There had been rumours of an engagement
The prime minister told BBC One's Politics Show that most of the media coverage about the couple's split would turn out to be "complete nonsense".
Speculation has been mounting about why the prince and Miss Middleton recently ended their four-year relationship.
The break-up was examined in great detail in the Sunday newspapers.
Mr Blair said the announcement about the ending of the couple's relationship should now end the issue.
"They should be left alone now without reams of stuff being written that I can assure you, from my experience of royal stories, most of which will be complete nonsense," he said.
"I think, now it has been announced, they should be allowed to get on with their lives."
He said much of what was bad about being in the public eye was media reporting that was either unfair or untrue.
"My experience of it actually is that what concerns people is not so much the invasion of their privacy as such, because I think most people in public life accept that you are bound to be a public issue and item in that sense," he said.
"I think it is more that usually whatever is discussed about you publicly is surrounded by a whole lot of other stuff that is either unfair or sometimes completely untrue and that is the thing that really gets people down."
The break-up was examined in great detail in the Sunday newspapers, although there was little agreement on the reasons for the split of the couple who met at St Andrews University, Fife, in 2001.
Theories included the prince's Army career, his party lifestyle and interference from the Royal Family.
Miss Middleton's career and the views of her family have also been cited as causes.

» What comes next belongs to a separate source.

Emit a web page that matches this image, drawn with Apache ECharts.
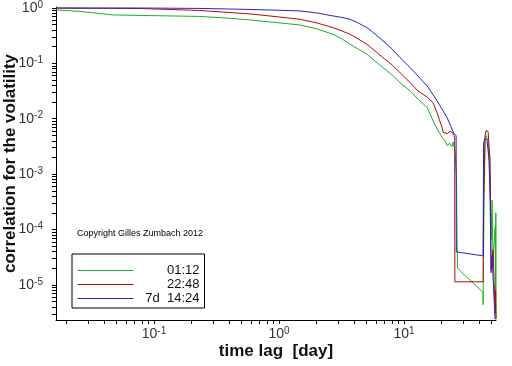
<!DOCTYPE html>
<html>
<head>
<meta charset="utf-8">
<script src="https://cdn.jsdelivr.net/npm/echarts@6/dist/echarts.min.js"></script>
<style>
html, body { margin: 0; padding: 0; background: #fff; }
#chart { width: 512px; height: 366px; }
</style>
</head>
<body>
<div id="chart"></div>
<script>
const seriesNames = ['01:12', '22:48', '7d  14:24']
const seriesColors = ['#1fb01f', '#b00a0a', '#2626c0']

// time lag [day] / correlation, one pair of arrays per series
const lagGreen = [0.0164, 0.0256, 0.047, 0.0773, 0.139, 0.233, 0.37, 0.586, 0.929, 1.47, 2.01, 2.70, 3.19, 3.70, 4.29, 5.05, 5.86, 6.79, 8.02, 9.29, 11.2, 12.9, 15.3, 17.1, 18.8,
  20.2, 21.3, 22.1, 23.3, 24.2, 24.7, 25.6, 26.3, 26.5, 26.8, 42.9, 42.9, 43.7, 44.5, 45.3, 47.0, 48.8, 49.7, 50.6, 51.5, 53.5, 54.0, 54.2, 54.4]
const corrGreen = [0.92, 0.865, 0.748, 0.732, 0.717, 0.702, 0.660, 0.608, 0.547, 0.493, 0.418, 0.335, 0.276, 0.221, 0.182, 0.146, 0.110, 0.0838, 0.0619, 0.0447, 0.0318, 0.0228, 0.0160, 0.0091, 0.0060,
  0.0046, 0.0040, 0.0033, 0.0036, 0.0031, 0.0038, 0.0027, 0.00078, 0.000097, 0.000020, 0.0000073, 0.0000044, 0.00034, 0.0040, 0.0050, 0.0040, 0.00078, 0.000066, 0.00034, 0.000028, 0.00011, 0.0000055, 0.0002, 0.0000025]

const lagRed = [0.0164, 0.0745, 0.233, 0.586, 0.929, 1.47, 2.01, 2.70, 3.19, 3.70, 4.29, 5.05, 5.86, 6.79, 8.02, 9.29, 11.2, 12.9, 15.3, 17.1, 18.4, 20.2, 20.5, 22.1, 23.3, 24.2, 25.1, 25.4, 25.5,
  42.9, 43.3, 44.5, 45.3, 47.0, 48.8, 49.7, 51.5, 52.5, 53.5, 54.0, 54.4]
const corrRed = [0.99, 0.98, 0.90, 0.78, 0.70, 0.625, 0.536, 0.441, 0.384, 0.335, 0.276, 0.221, 0.168, 0.127, 0.0938, 0.0679, 0.0447, 0.0318, 0.0247, 0.0193, 0.0127, 0.0068, 0.0057, 0.0054, 0.0059, 0.0057, 0.0050, 0.0045, 0.0000114,
  0.0000114, 0.00034, 0.0050, 0.0061, 0.0059, 0.00177, 0.0000166, 0.000043, 0.000012, 0.0000031, 0.000008, 0.0000024]

const lagBlue = [0.0164, 0.0929, 0.233, 0.586, 0.929, 1.47, 2.01, 2.70, 3.19, 3.70, 4.29, 5.05, 5.86, 6.79, 8.02, 9.29, 11.2, 12.9, 15.3, 16.7, 18.4, 20.1, 22.1, 24.2, 25.1, 26.1, 26.2,
  42.9, 43.3, 44.5, 46.1, 47.9, 48.8, 49.7, 50.6, 52.5, 53.5]
const corrBlue = [1.0, 0.995, 0.98, 0.94, 0.913, 0.883, 0.812, 0.717, 0.674, 0.625, 0.536, 0.441, 0.339, 0.254, 0.182, 0.127, 0.0838, 0.0593, 0.0391, 0.0292, 0.0210, 0.0150, 0.0105, 0.0065, 0.0054, 0.0050, 0.0000395,
  0.0000335, 0.00375, 0.0045, 0.0041, 0.00177, 0.00034, 0.0000188, 0.000035, 0.0000055, 0.0000024]

const xLabelValues = [0.1, 1, 10]
const yLabelValues = [1e-5, 1e-4, 1e-3, 1e-2, 1e-1, 1]
const copyrightText = 'Copyright Gilles Zumbach 2012'

const font = 'Liberation Sans, Arial, sans-serif'

// minor ticks at 1..9 x each decade inside [lo, hi]
const logTicks = (lo, hi) => {
  const out = []
  for (let e = -7; e <= 2; e++) {
    for (let m = 1; m <= 9; m++) {
      const v = m * Math.pow(10, e)
      if (v >= lo && v <= hi) out.push(+v.toPrecision(3))
    }
  }
  return out
}

const powLabel = v => {
  const e = Math.round(Math.log10(v))
  return '{b|10}{e|' + (e < 0 ? '-' + (-e) : e) + '}'
}
const labelRich = {
  b: { fontSize: 14, lineHeight: 16, color: '#333', fontFamily: font },
  e: { fontSize: 10, lineHeight: 10, color: '#333', fontFamily: font, verticalAlign: 'top' },
}

const xMin = 0.01644, xMax = 54.4
const yMin = 2.33e-6, yMax = 1.04

const zip = (xs, ys) => xs.map((x, i) => [x, ys[i]])
const lags = [lagGreen, lagRed, lagBlue]
const corrs = [corrGreen, corrRed, corrBlue]

const chart = echarts.init(document.getElementById('chart'), null, { renderer: 'canvas' })
chart.setOption({
  backgroundColor: '#fff',
  animation: false,
  title: {
    text: copyrightText, left: 77, top: 229, padding: 0,
    textStyle: { fontSize: 9, fontWeight: 'normal', color: '#000', fontFamily: font },
  },
  legend: {
    orient: 'vertical', left: 72, top: 254,
    padding: [10, 5, 3, 5], itemWidth: 56, itemHeight: 14, itemGap: 1,
    borderColor: '#000', borderWidth: 1,
    itemStyle: { opacity: 0 },
    lineStyle: { width: 1 },
    formatter: name => '{t|' + name + '}',
    textStyle: {
      fontSize: 13, color: '#111', fontFamily: font,
      rich: { t: { width: 61, align: 'right', fontSize: 13, fontFamily: font, color: '#111' } },
    },
    data: seriesNames,
  },
  grid: { left: 56, right: 16, top: 7, bottom: 46, containLabel: false, outerBoundsMode: 'none' },
  xAxis: {
    type: 'log', min: xMin, max: xMax,
    name: 'time lag  [day]', nameLocation: 'middle', nameGap: 23, nameMoveOverlap: false,
    nameTextStyle: { fontSize: 17, fontWeight: 'bold', color: '#111', fontFamily: font },
    axisLine: { lineStyle: { color: '#000', width: 1 } },
    axisTick: { length: 4, lineStyle: { color: '#000' }, customValues: logTicks(xMin, xMax) },
    axisLabel: { margin: 6, formatter: powLabel, rich: labelRich, customValues: xLabelValues },
    splitLine: { show: false },
  },
  yAxis: {
    type: 'log', min: yMin, max: yMax,
    name: 'correlation for the volatility', nameLocation: 'middle', nameGap: 37, nameMoveOverlap: false,
    nameTextStyle: { fontSize: 17, fontWeight: 'bold', color: '#111', fontFamily: font },
    axisLine: { show: true, lineStyle: { color: '#000', width: 1 } },
    axisTick: { show: true, length: 4, lineStyle: { color: '#000' }, customValues: logTicks(yMin, yMax) },
    axisLabel: { margin: 13, formatter: powLabel, rich: labelRich, customValues: yLabelValues },
    splitLine: { show: false },
  },
  series: seriesNames.map((name, i) => ({
    name, type: 'line', symbol: 'none', smooth: false,
    data: zip(lags[i], corrs[i]),
    lineStyle: { color: seriesColors[i], width: 1 },
    itemStyle: { color: seriesColors[i] },
  })),
})
</script>
</body>
</html>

It has been suggested that the 24-year-old prince's move to an army camp in Dorset, and Miss Middleton, 25, continuing her life in London, may have put a strain on the relationship.
While Liberal Democrat president Simon Hughes blamed the intense media pressure on Miss Middleton as a factor in the split.
BBC royal correspondent Peter Hunt said Prince Phillip and the Queen may well have advised Prince William to act so as not to leave Miss Middleton "hanging out to dry" if there was no prospect of marriage.
Clarence House has not yet commented on the break-up.